As well as horses and coaches, these roads would have been occupied with scores of roaming nobodies – all now long under the soil in overgrown churchyards – hiking from village to village: young girls heading to the manor house for work; pedlars knocking for custom at cottage doors; vagrants on the slip from their misdemeanours two towns along; friends visiting friends; fishermen trudging home from the sea; and labourers on their way to the fields.
The verges were similarly busy. The roadsides of 2024 are grassy wildernesses littered with Evian bottles tossed from car windows. But they were once populated with farm labourers stopping to recuperate in the shade of the hedgerows, or eating their lunch of bread and cucumber.
The fields were more alive, too. And not just in harvest time. At various peaks in the agricultural calendar, you could see rows of men, women and children raked across the farmland, bent-double, working the soil.
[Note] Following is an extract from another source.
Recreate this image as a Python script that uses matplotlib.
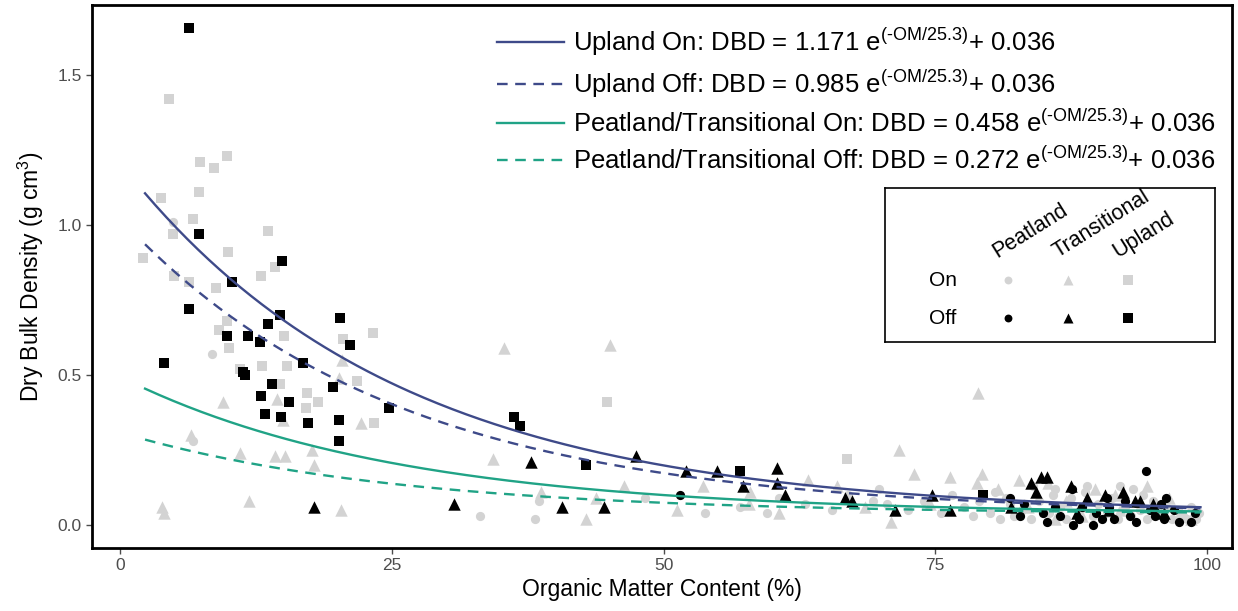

A commonly romanticised view of farming’s past is that not only was it peaceful, but it was also a joyous operation for all concerned. The vision of a couple of old duffers in flat caps, ambling beside a plough-dragging shire horse, belongs more on a 1000-piece jigsaw than it does in reality. A great many people worked the land, and it was an unforgiving profession. It was also a noisy one. It’s only in the last century that farms have truly quietened down, their barked cries of human endeavour lost to the buzz of a lone, distant machine.
Many things about the past would shock us, but I’d suggest the numbers required to till and toil on farms would come as a particular surprise, were we to see it in action.
In fact, next time you’re zipping through the countryside in your car, listening to Radio 2, I recommend taking a moment to mentally populate not only the road, but the surrounding fields and verges with its ghosts. See if you can imagine the wagons and stagecoaches, the horses tied to posts, the pedlars with their sacks, the labourers laid chatting on the verges, the young children getting their education in bending over to pick things up.
I’d suggest that there’s no better time to do this than harvest time.
So long as you can work out when it is.